Его работой было развеивать тень, находить застаревшую грязь, которая непременно скапливалась под ногтями пальцев всех, неважно как усердно их драили, но здесь икать было нечего. В прикроватных ящиках — ничего, за исключением старой ручки. В ванной комнате — лишь бритва и зубная щётка. Ещё отпечатки пальцев. Не было

и следа счетов, свидетельств о рождении или чего либо ещё, что нормальный человек может где-нибудь хранить. Норман никогда прежде не видел дом нарушителя закона таким скрупулёзно опрятным. И всё же ему удалось заставить его двигаться дальше, потому что было что-то в грязи под водой с мылом, в стенах, покрытых никотиновыми пятнами – притаившаяся подсказка о сигаретном дыме – и в обыденной, смутно отдающей плесенью мебели. Квартира напоминала гостиничный номер: наскоро вычищенный, с насильно приданным видом стерильности, но, если копнуть глубже, неспособный поколебать извечное ощущение грязноты. Где бы ни были секреты этого мужчины — они были не здесь. С агента было достаточно.

Я обыскал всю проклятую квартиру. Свою часть я выполнил.

Таковым был вывод: Эббот окончательно исчез, и всё, что он теперь мог сделать, — ждать и молиться о возвращении беглеца на Массачусетс Авеню. И вновь их расследование иссякло, словно река, иссушенная полуденным зноем.

— Что поделать, — произнёс Норман утомлённо, когда потащился обратно ко входной двери. Он был в слишком плохом расположении духа, чтобы возвращаться сегодня в офис. Может быть, в какой-то момент за время прошедших нескольких дней он упустил некие улики, которые казались вероятными, принимая во внимание его неподконтрольное состояние разума, или же дело нуждалось в пересмотре под другим углом, что вплоть до настоящего момента не приходило ему в голову: как бы там ни было, сейчас пора было отправляться домой. Молодой человек неохотно признал, что больше ничего не мог сделать, для начала не выспавшись хорошенько и не попытавшись проветрить свои мозги. Уходя, он закрыл дверь квартиры.
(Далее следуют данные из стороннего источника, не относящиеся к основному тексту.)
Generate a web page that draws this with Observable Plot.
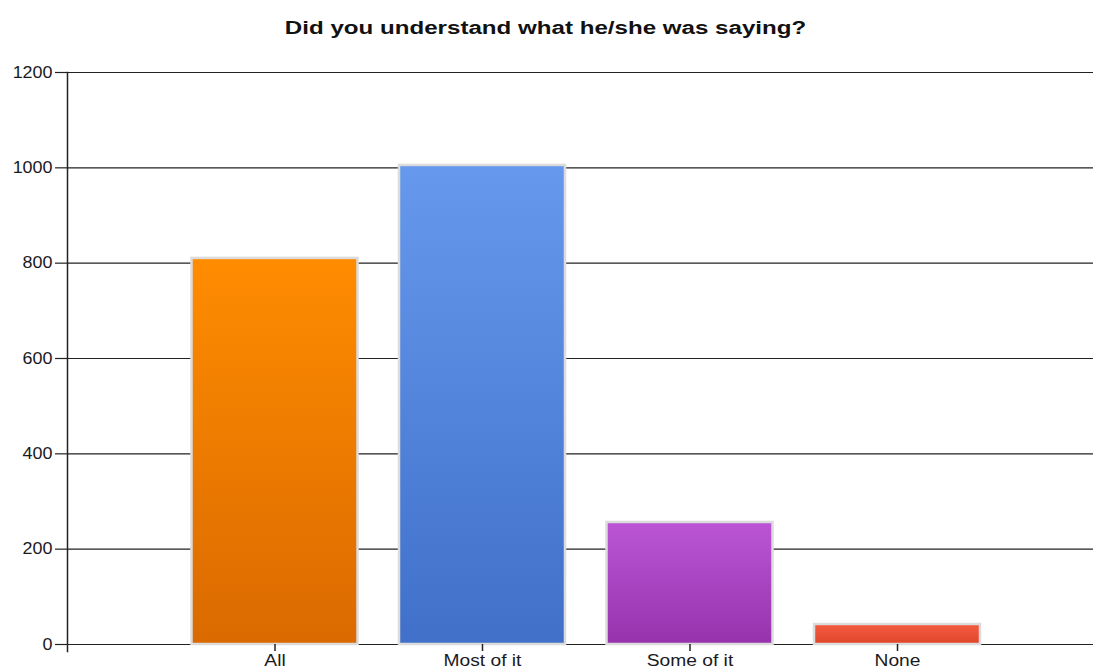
<!DOCTYPE html>
<html>
<head>
<meta charset="utf-8">
<script src="https://cdn.jsdelivr.net/npm/d3@7"></script>
<script src="https://cdn.jsdelivr.net/npm/@observablehq/plot@0.6"></script>
<style>
  html, body { margin: 0; padding: 0; background: #fff; }
  #titlewrap { height: 50px; width: 1093px; text-align: center; }
  #title { display: inline-block; line-height: 56px; font-family: "Liberation Sans", Arial, sans-serif; font-weight: bold; font-size: 18px; color: #111; transform: scaleX(1.34); transform-origin: center; margin-left: -2px; }
</style>
</head>
<body>
<div id="titlewrap"><span id="title">Did you understand what he/she was saying?</span></div>
<div id="chart"></div>
<script>
const categories = ["All", "Most of it", "Some of it", "None"];
const counts = [810, 1005, 256, 42];
const yTicks = [0, 200, 400, 600, 800, 1000, 1200];
const gradTop = ["#ff8c00", "#6699ee", "#bb55d5", "#f45c40"];
const gradBottom = ["#da6a00", "#4070c8", "#9633ac", "#e0452a"];

const data = categories.map((c, i) => ({category: c, count: counts[i]}));
const gradIds = categories.map((c, i) => `grad${i}`);

const defs = () => {
  const d = d3.create("svg:defs");
  gradIds.forEach((id, i) => {
    const g = d.append("linearGradient").attr("id", id).attr("x1", 0).attr("y1", 0).attr("x2", 0).attr("y2", 1);
    g.append("stop").attr("offset", "0%").attr("stop-color", gradTop[i]);
    g.append("stop").attr("offset", "100%").attr("stop-color", gradBottom[i]);
  });
  return d.node();
};

const chart = Plot.plot({
  width: 1093,
  height: 619,
  marginTop: 22,
  marginBottom: 25,
  marginLeft: 67,
  marginRight: 0,
  style: {fontFamily: "'Liberation Sans', Arial, sans-serif", fontSize: "16px", color: "#1a1a22", background: "#fff"},
  x: {type: "band", domain: categories, range: [170.75, 1000.75], paddingInner: 0.2, paddingOuter: 0.1, round: false, label: null},
  y: {domain: [0, 1200], label: null},
  color: {type: "ordinal", domain: categories, range: gradIds.map(id => `url(#${id})`)},
  marks: [
    defs,
    Plot.ruleY(yTicks, {stroke: "#222", strokeWidth: 1.2}),
    Plot.barY(data, {x: "category", y: "count", fill: "category", stroke: "#dcdcdc", strokeWidth: 2.5}),
    Plot.axisY({ticks: yTicks, tickFormat: "d", tickSize: 12, tickPadding: 3, stroke: "#222", strokeWidth: 1.2, fill: "#1a1a22", ariaLabel: "y-axis"}),
    Plot.axisX({tickSize: 7, tickPadding: 3, stroke: "#222", strokeWidth: 1.5, fill: "#1a1a22", ariaLabel: "x-axis"}),
    Plot.frame({anchor: "left", insetBottom: -7, stroke: "#222", strokeWidth: 1.5})
  ]
});
document.getElementById("chart").appendChild(chart);

// widen tick label glyphs to match the reference's wide rendering
const stretch = (sel, k) => {
  d3.select(chart).selectAll(sel).each(function() {
    const len = this.getComputedTextLength();
    d3.select(this).attr("textLength", len * k).attr("lengthAdjust", "spacingAndGlyphs");
  });
};
stretch('g[aria-label="y-axis tick label"] text', 1.12);
stretch('g[aria-label="x-axis tick label"] text', 1.2);
</script>
</body>
</html>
Джейден покинул здание и направился к машине, несмотря на то, что его ноги казались ему бетонными. Было четыре часа, но покрытые грозовыми тучами небеса душили город, вынуждая садистский мрак быть таким абсолютным, что Норман почти верил в то, что пока он был внутри дома, ночь по ошибке опустилась на землю. Фонари уличного освещения уже зажглись: они создавали правильной сферической формы лужи из бронзы в тусклом окружении, подобно бледным репликам настоящего солнца.

Он поехал домой, пытаясь не признавать наличия в кармане своей куртки клокочущего пузырька с наркотиком. Молодой человек оставил машину на парковке снаружи жилого здания и направился внутрь, шоркая ногами и уставившись глазами в пол. Он хотел лишь улечься и пить до тех пор, пока не заснёт, но было похоже, что судьба припасла для него кое-что другое. В то время, как он приближался к двери своей студии, его взгляд сфокусировался на квадратном листе, расположенном почти под дверью.
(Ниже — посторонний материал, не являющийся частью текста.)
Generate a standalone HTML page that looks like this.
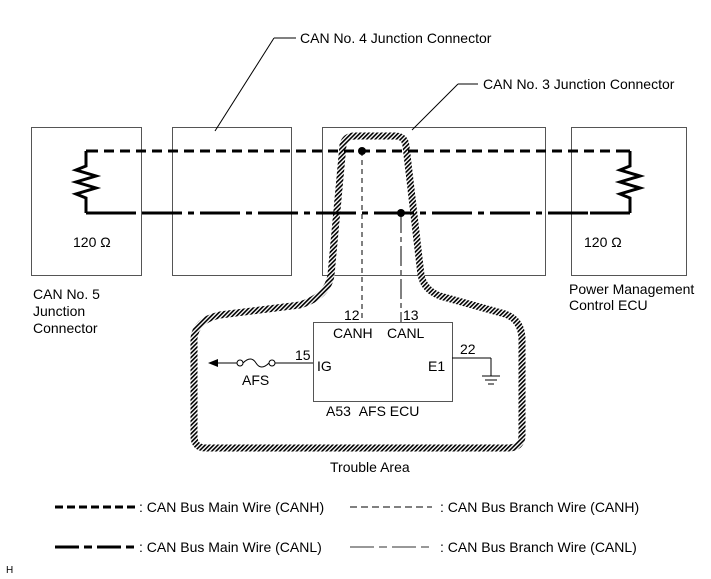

Норман прочистил горло. Огляделся. Он присел на корточки, чтобы взять предмет, и удерживая его в согнутой руке, пока отыскивал ключи, понял, что это пакет, завёрнутый в дешёвую коричневую упаковочную бумагу. Войдя в тёмное убежище, коим был его дом, он закрыл дверь и включил слепящее освещение.
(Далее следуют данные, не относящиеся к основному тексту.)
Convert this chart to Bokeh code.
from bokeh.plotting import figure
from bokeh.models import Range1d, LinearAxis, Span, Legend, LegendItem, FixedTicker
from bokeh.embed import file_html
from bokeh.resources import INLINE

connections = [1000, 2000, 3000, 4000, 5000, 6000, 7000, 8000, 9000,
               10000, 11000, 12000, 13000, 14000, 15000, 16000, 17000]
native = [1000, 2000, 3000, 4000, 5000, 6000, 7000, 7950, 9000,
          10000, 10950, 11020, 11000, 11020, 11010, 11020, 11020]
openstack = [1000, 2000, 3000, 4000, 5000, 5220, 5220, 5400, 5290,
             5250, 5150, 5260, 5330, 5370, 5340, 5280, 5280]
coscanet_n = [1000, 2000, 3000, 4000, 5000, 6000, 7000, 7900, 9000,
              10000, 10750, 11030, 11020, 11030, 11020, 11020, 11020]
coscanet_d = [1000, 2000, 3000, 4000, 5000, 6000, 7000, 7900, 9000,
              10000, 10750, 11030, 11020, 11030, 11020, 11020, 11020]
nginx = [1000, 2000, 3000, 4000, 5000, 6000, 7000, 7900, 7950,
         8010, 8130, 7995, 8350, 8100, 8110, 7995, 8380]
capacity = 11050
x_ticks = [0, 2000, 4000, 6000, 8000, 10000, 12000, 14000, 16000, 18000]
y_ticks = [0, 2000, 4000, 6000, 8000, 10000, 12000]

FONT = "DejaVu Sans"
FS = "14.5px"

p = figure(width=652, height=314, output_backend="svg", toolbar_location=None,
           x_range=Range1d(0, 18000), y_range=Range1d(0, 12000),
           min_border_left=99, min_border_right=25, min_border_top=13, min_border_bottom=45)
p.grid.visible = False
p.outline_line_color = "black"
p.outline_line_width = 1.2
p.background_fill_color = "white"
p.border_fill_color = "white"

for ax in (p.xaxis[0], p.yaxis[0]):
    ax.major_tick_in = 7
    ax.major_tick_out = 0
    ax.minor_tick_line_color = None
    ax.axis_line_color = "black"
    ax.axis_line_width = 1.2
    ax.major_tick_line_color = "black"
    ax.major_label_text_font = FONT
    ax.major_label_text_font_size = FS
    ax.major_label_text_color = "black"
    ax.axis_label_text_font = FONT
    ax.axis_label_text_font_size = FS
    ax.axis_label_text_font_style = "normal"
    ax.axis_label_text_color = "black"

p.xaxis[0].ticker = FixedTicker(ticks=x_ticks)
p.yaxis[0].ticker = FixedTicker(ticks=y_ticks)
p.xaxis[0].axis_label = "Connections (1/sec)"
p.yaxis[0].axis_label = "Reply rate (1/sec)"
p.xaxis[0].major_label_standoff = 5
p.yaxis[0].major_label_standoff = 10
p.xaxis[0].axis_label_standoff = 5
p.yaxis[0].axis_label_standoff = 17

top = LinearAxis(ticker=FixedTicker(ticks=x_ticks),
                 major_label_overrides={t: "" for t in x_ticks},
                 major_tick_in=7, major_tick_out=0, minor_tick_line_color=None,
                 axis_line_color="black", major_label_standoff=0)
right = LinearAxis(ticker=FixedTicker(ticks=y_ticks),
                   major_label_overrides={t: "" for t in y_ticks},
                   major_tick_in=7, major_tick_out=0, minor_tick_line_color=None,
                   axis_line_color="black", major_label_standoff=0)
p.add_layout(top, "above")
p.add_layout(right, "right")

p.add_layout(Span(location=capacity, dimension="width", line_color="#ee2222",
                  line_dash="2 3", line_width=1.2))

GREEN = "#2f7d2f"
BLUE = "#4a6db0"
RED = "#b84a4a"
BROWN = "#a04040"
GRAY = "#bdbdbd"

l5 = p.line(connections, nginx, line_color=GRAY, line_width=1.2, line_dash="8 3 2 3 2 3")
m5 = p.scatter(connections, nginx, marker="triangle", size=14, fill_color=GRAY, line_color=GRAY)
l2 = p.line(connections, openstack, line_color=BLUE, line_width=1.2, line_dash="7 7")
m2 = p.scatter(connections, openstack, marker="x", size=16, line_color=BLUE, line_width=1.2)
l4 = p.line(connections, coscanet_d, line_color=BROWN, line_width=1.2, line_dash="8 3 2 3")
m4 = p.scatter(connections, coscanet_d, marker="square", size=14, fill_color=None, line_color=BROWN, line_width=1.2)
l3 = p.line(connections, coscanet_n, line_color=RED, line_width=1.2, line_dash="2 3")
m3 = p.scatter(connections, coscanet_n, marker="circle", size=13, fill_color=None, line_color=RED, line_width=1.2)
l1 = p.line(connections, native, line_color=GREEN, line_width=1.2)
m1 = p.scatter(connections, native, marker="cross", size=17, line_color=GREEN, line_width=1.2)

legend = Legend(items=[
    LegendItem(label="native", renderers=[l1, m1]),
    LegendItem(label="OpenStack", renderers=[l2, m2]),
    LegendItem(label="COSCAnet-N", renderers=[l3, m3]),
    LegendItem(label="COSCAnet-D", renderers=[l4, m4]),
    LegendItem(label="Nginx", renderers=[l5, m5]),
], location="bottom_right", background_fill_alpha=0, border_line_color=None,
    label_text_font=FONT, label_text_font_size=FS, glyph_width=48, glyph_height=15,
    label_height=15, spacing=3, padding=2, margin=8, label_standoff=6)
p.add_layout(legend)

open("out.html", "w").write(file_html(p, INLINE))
С небольшой тревогой, ключи были брошены и загремели от столкновения со стеклянной поверхностью. Джейден был занят тем, что глазами и руками исследовал прочную упаковку.

Его имя было напечатано на одной стороне, судя по буквам, на пишущей машинке, но помимо этого он не мог различить других опознавательных знаков. Обратного адреса не было. Это был маленький предмет с размерами, возможно соответствующими толстой, слегка деформированной книге. Норман знал достаточно о подозрительных посылках, чтобы быть настороже.

Должен ли я её открывать?

Вот когда он увидел это: единственное слово «Рейни», расположенное в самом нижнем углу.

Молодой человек испытал испуг столь великий, что это было сродни жизни, вышибленной из него, сам страх от чего проявился в виде конвульсии в его брюшной полости.

Хватит, хватит!

Больше суток он жил как недочеловек, увядая под бременем пропаганды, на которую он повёлся, а теперь источник его тревоги, его болезненного чувства неполноценности нашёл для себя второй выход. Это было словно предзнаменование мерзкого и презренного божества, никогда не просящего о поклонении.